# EXERCISE AIM
Copy out every line exactly, passing over the pictures.

# PROVIDED MATERIAL
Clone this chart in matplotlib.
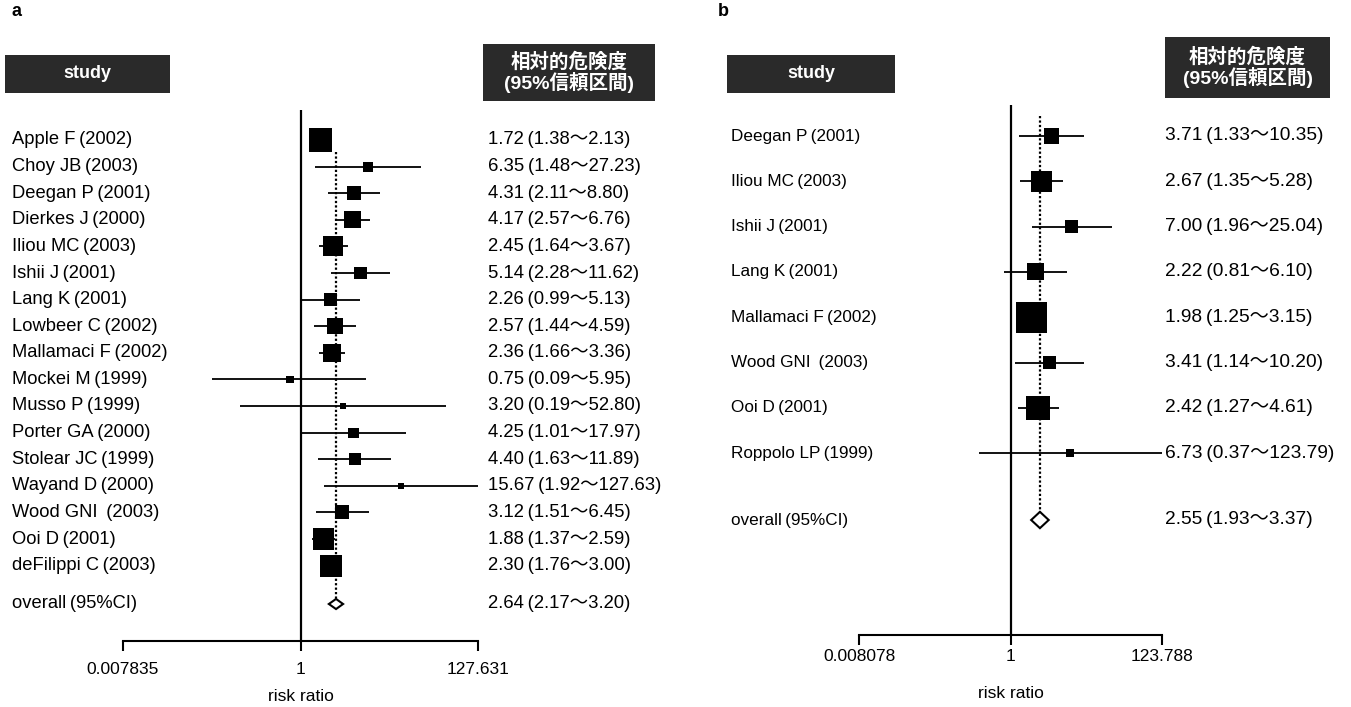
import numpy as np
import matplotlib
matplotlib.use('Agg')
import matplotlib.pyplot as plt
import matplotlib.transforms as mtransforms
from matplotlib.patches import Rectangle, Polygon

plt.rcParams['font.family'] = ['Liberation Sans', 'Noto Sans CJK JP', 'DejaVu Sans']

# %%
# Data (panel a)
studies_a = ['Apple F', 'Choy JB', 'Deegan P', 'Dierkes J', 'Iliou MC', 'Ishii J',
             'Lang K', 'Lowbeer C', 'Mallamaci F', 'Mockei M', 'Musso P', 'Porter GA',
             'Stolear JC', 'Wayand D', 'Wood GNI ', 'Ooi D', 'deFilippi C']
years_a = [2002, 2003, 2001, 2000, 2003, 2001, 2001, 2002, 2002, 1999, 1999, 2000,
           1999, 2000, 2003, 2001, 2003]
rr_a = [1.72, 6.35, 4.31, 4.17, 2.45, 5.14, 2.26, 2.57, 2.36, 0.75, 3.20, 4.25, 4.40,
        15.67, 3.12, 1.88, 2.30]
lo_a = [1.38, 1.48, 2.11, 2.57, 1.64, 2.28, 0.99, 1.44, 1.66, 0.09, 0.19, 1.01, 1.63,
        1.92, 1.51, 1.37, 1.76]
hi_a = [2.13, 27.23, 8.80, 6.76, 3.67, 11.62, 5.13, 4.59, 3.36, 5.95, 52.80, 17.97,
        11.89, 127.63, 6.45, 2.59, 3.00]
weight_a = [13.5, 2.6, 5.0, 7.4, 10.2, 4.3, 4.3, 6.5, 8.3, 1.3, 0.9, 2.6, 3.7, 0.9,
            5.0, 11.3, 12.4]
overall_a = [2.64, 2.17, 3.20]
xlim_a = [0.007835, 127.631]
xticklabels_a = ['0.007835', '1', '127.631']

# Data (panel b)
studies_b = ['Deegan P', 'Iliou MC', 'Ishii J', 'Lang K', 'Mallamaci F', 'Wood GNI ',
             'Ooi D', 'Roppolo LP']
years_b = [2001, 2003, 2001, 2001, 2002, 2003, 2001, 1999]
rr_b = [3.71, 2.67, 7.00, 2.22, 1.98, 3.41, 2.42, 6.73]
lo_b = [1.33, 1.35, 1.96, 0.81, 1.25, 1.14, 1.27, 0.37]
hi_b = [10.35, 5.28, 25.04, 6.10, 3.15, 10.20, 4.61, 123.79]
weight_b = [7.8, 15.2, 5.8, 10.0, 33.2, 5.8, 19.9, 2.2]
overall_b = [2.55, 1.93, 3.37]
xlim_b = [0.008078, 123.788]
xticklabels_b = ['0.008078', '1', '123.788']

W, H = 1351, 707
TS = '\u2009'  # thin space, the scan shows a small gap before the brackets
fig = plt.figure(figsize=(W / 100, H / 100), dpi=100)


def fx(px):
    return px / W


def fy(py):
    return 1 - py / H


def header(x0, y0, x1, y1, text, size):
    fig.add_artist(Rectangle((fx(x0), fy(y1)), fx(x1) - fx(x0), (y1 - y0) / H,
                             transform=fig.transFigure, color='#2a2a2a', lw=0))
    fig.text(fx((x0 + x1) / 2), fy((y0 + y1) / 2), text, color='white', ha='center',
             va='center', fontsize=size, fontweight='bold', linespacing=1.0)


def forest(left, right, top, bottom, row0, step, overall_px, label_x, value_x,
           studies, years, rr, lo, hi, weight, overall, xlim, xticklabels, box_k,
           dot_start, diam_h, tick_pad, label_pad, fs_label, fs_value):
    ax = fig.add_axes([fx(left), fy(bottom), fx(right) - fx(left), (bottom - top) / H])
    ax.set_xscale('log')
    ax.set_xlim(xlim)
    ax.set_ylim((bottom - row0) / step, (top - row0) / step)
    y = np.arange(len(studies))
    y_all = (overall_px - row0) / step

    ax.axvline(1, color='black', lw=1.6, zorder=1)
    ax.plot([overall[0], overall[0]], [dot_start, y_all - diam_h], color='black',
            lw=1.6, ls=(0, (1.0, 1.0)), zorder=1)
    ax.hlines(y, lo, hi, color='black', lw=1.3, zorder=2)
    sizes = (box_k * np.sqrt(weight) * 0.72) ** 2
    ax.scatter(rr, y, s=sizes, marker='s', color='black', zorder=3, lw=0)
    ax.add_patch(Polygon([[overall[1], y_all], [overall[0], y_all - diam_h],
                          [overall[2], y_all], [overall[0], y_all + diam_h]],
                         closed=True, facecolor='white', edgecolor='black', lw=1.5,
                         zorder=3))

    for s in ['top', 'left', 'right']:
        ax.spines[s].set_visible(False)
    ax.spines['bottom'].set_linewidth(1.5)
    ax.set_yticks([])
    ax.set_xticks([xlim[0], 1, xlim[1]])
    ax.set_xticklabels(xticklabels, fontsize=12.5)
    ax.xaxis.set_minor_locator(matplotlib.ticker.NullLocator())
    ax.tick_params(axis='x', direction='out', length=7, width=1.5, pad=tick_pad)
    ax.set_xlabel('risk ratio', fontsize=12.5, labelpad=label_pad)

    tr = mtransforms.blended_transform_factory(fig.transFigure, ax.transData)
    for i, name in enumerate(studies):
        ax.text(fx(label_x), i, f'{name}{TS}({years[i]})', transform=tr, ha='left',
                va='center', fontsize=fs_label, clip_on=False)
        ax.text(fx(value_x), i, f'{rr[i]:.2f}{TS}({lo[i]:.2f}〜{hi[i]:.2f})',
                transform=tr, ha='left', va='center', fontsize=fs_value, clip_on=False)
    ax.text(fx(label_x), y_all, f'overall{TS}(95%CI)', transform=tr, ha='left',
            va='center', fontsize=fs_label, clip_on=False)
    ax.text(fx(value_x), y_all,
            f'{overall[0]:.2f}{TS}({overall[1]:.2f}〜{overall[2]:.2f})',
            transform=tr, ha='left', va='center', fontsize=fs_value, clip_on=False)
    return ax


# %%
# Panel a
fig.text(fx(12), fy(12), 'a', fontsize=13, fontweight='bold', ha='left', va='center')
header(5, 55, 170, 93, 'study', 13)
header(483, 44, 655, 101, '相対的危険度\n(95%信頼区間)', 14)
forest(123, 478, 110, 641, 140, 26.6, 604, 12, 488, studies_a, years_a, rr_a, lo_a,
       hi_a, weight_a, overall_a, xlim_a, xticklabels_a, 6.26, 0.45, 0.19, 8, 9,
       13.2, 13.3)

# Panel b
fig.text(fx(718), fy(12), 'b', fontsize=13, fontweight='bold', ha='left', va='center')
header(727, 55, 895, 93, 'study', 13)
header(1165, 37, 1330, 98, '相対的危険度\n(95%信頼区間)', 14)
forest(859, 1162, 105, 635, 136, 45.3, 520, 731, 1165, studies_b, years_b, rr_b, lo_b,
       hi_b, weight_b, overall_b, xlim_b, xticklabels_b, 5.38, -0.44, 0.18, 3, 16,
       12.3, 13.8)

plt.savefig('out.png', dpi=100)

# CORRECT OUTPUT
Clone this chart in matplotlib.
import numpy as np
import matplotlib
matplotlib.use('Agg')
import matplotlib.pyplot as plt
import matplotlib.transforms as mtransforms
from matplotlib.patches import Rectangle, Polygon

plt.rcParams['font.family'] = ['Liberation Sans', 'Noto Sans CJK JP', 'DejaVu Sans']

# %%
# Data (panel a)
studies_a = ['Apple F', 'Choy JB', 'Deegan P', 'Dierkes J', 'Iliou MC', 'Ishii J',
             'Lang K', 'Lowbeer C', 'Mallamaci F', 'Mockei M', 'Musso P', 'Porter GA',
             'Stolear JC', 'Wayand D', 'Wood GNI ', 'Ooi D', 'deFilippi C']
years_a = [2002, 2003, 2001, 2000, 2003, 2001, 2001, 2002, 2002, 1999, 1999, 2000,
           1999, 2000, 2003, 2001, 2003]
rr_a = [1.72, 6.35, 4.31, 4.17, 2.45, 5.14, 2.26, 2.57, 2.36, 0.75, 3.20, 4.25, 4.40,
        15.67, 3.12, 1.88, 2.30]
lo_a = [1.38, 1.48, 2.11, 2.57, 1.64, 2.28, 0.99, 1.44, 1.66, 0.09, 0.19, 1.01, 1.63,
        1.92, 1.51, 1.37, 1.76]
hi_a = [2.13, 27.23, 8.80, 6.76, 3.67, 11.62, 5.13, 4.59, 3.36, 5.95, 52.80, 17.97,
        11.89, 127.63, 6.45, 2.59, 3.00]
weight_a = [13.5, 2.6, 5.0, 7.4, 10.2, 4.3, 4.3, 6.5, 8.3, 1.3, 0.9, 2.6, 3.7, 0.9,
            5.0, 11.3, 12.4]
overall_a = [2.64, 2.17, 3.20]
xlim_a = [0.007835, 127.631]
xticklabels_a = ['0.007835', '1', '127.631']

# Data (panel b)
studies_b = ['Deegan P', 'Iliou MC', 'Ishii J', 'Lang K', 'Mallamaci F', 'Wood GNI ',
             'Ooi D', 'Roppolo LP']
years_b = [2001, 2003, 2001, 2001, 2002, 2003, 2001, 1999]
rr_b = [3.71, 2.67, 7.00, 2.22, 1.98, 3.41, 2.42, 6.73]
lo_b = [1.33, 1.35, 1.96, 0.81, 1.25, 1.14, 1.27, 0.37]
hi_b = [10.35, 5.28, 25.04, 6.10, 3.15, 10.20, 4.61, 123.79]
weight_b = [7.8, 15.2, 5.8, 10.0, 33.2, 5.8, 19.9, 2.2]
overall_b = [2.55, 1.93, 3.37]
xlim_b = [0.008078, 123.788]
xticklabels_b = ['0.008078', '1', '123.788']

W, H = 1351, 707
TS = '\u2009'  # thin space, the scan shows a small gap before the brackets
fig = plt.figure(figsize=(W / 100, H / 100), dpi=100)


def fx(px):
    return px / W


def fy(py):
    return 1 - py / H


def header(x0, y0, x1, y1, text, size):
    fig.add_artist(Rectangle((fx(x0), fy(y1)), fx(x1) - fx(x0), (y1 - y0) / H,
                             transform=fig.transFigure, color='#2a2a2a', lw=0))
    fig.text(fx((x0 + x1) / 2), fy((y0 + y1) / 2), text, color='white', ha='center',
             va='center', fontsize=size, fontweight='bold', linespacing=1.0)


def forest(left, right, top, bottom, row0, step, overall_px, label_x, value_x,
           studies, years, rr, lo, hi, weight, overall, xlim, xticklabels, box_k,
           dot_start, diam_h, tick_pad, label_pad, fs_label, fs_value):
    ax = fig.add_axes([fx(left), fy(bottom), fx(right) - fx(left), (bottom - top) / H])
    ax.set_xscale('log')
    ax.set_xlim(xlim)
    ax.set_ylim((bottom - row0) / step, (top - row0) / step)
    y = np.arange(len(studies))
    y_all = (overall_px - row0) / step

    ax.axvline(1, color='black', lw=1.6, zorder=1)
    ax.plot([overall[0], overall[0]], [dot_start, y_all - diam_h], color='black',
            lw=1.6, ls=(0, (1.0, 1.0)), zorder=1)
    ax.hlines(y, lo, hi, color='black', lw=1.3, zorder=2)
    sizes = (box_k * np.sqrt(weight) * 0.72) ** 2
    ax.scatter(rr, y, s=sizes, marker='s', color='black', zorder=3, lw=0)
    ax.add_patch(Polygon([[overall[1], y_all], [overall[0], y_all - diam_h],
                          [overall[2], y_all], [overall[0], y_all + diam_h]],
                         closed=True, facecolor='white', edgecolor='black', lw=1.5,
                         zorder=3))

    for s in ['top', 'left', 'right']:
        ax.spines[s].set_visible(False)
    ax.spines['bottom'].set_linewidth(1.5)
    ax.set_yticks([])
    ax.set_xticks([xlim[0], 1, xlim[1]])
    ax.set_xticklabels(xticklabels, fontsize=12.5)
    ax.xaxis.set_minor_locator(matplotlib.ticker.NullLocator())
    ax.tick_params(axis='x', direction='out', length=7, width=1.5, pad=tick_pad)
    ax.set_xlabel('risk ratio', fontsize=12.5, labelpad=label_pad)

    tr = mtransforms.blended_transform_factory(fig.transFigure, ax.transData)
    for i, name in enumerate(studies):
        ax.text(fx(label_x), i, f'{name}{TS}({years[i]})', transform=tr, ha='left',
                va='center', fontsize=fs_label, clip_on=False)
        ax.text(fx(value_x), i, f'{rr[i]:.2f}{TS}({lo[i]:.2f}〜{hi[i]:.2f})',
                transform=tr, ha='left', va='center', fontsize=fs_value, clip_on=False)
    ax.text(fx(label_x), y_all, f'overall{TS}(95%CI)', transform=tr, ha='left',
            va='center', fontsize=fs_label, clip_on=False)
    ax.text(fx(value_x), y_all,
            f'{overall[0]:.2f}{TS}({overall[1]:.2f}〜{overall[2]:.2f})',
            transform=tr, ha='left', va='center', fontsize=fs_value, clip_on=False)
    return ax


# %%
# Panel a
fig.text(fx(12), fy(12), 'a', fontsize=13, fontweight='bold', ha='left', va='center')
header(5, 55, 170, 93, 'study', 13)
header(483, 44, 655, 101, '相対的危険度\n(95%信頼区間)', 14)
forest(123, 478, 110, 641, 140, 26.6, 604, 12, 488, studies_a, years_a, rr_a, lo_a,
       hi_a, weight_a, overall_a, xlim_a, xticklabels_a, 6.26, 0.45, 0.19, 8, 9,
       13.2, 13.3)

# Panel b
fig.text(fx(718), fy(12), 'b', fontsize=13, fontweight='bold', ha='left', va='center')
header(727, 55, 895, 93, 'study', 13)
header(1165, 37, 1330, 98, '相対的危険度\n(95%信頼区間)', 14)
forest(859, 1162, 105, 635, 136, 45.3, 520, 731, 1165, studies_b, years_b, rr_b, lo_b,
       hi_b, weight_b, overall_b, xlim_b, xticklabels_b, 5.38, -0.44, 0.18, 3, 16,
       12.3, 13.8)

plt.savefig('out.png', dpi=100)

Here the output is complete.